Memijak fondasi Heidegger, bagi Kiergaard, manusia bisa jadi individu yang autentik bila memiliki gairah, keterlibatan dan komitmen pribadi dalam kehidupan (afektivitas). Bagi Nietzche, manusia bisa menjadi unggul saat ia bisa meralisasikan dirinya secara jujur dan berani (subjektivitas).
Bagi Satre, manusia harus membangun keberadaannya secara terus menerus (historisitas/transendensi).

Pemikiran Post-Modernisme merupakan kritik epistemologis atas weltanschauugen yang menyangkut liberalisme, marxisme, scientisme, dan positivisme. Secara garis besar begitu berlawanan dengan kehidupan dan pandangan modernisme hingga memengaruhi kultur, alam pikiran, kebudayaan dan lain-lainnya.

Contoh tersimpel mengenai bukti kita sedang hidup dalam era Post-Modernisme adalah saat kita menonton film atau membaca cerpen dimana pada endingnya diceritakan secara menggantung atau tidak jelas. Kesimpulan dan pesan-pesan moral atau hikmah di dalamnya, diserahkan pada para penonton untuk menilai sendiri apa yang sedang terjadi, apa yang akan disampaikan oleh cerita tersebut. 
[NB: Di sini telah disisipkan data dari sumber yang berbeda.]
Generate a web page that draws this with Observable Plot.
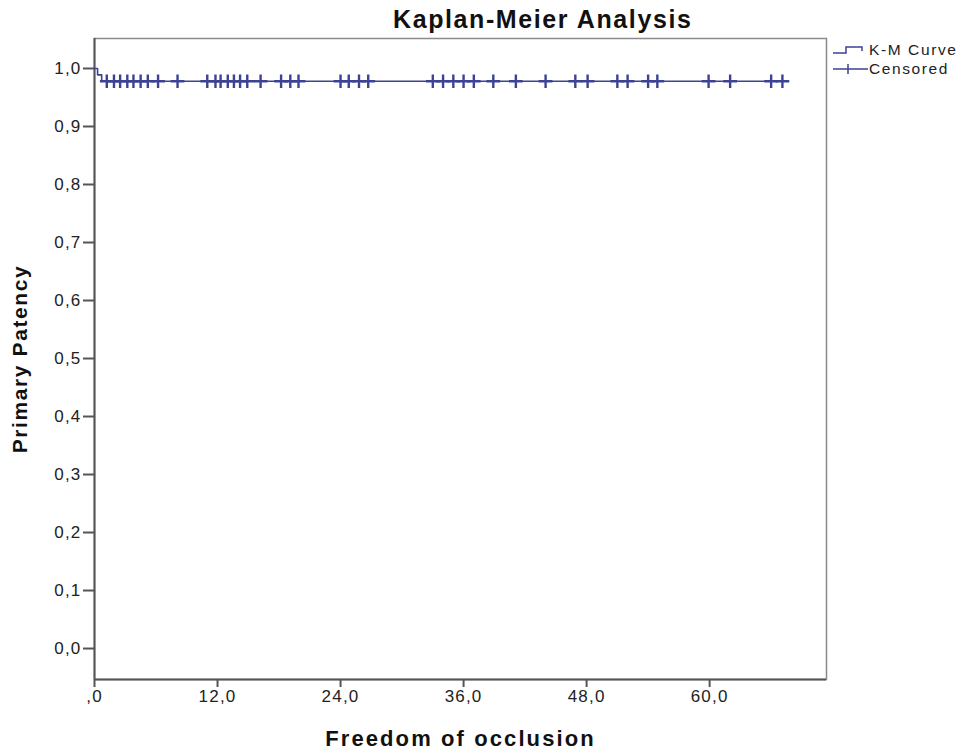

Tidak ada kebenaran mutlak, semuanya relatif. Subjektif. Kebenaran selalu berkembang.
Filsafat yang dahulu menjadi topik pembicaraan penting dan berat, kini dapat dibicarakan di kafe sebagai gosip atau lelucon. Lifestyle berubah menjadi kuantitas lebih penting daripada kualitas. Universal jadi partikular. Slice of life menjadi begitu menarik. Idealis menjadi prularis. Deterministic form menjadi semiotic form. 

"Modernisme, kau sudah berlalu."

Apakah kelak orang akan menyebut "Modernisme" sebagai era sains dan "Post-Modernisme" sebagai era entertainment?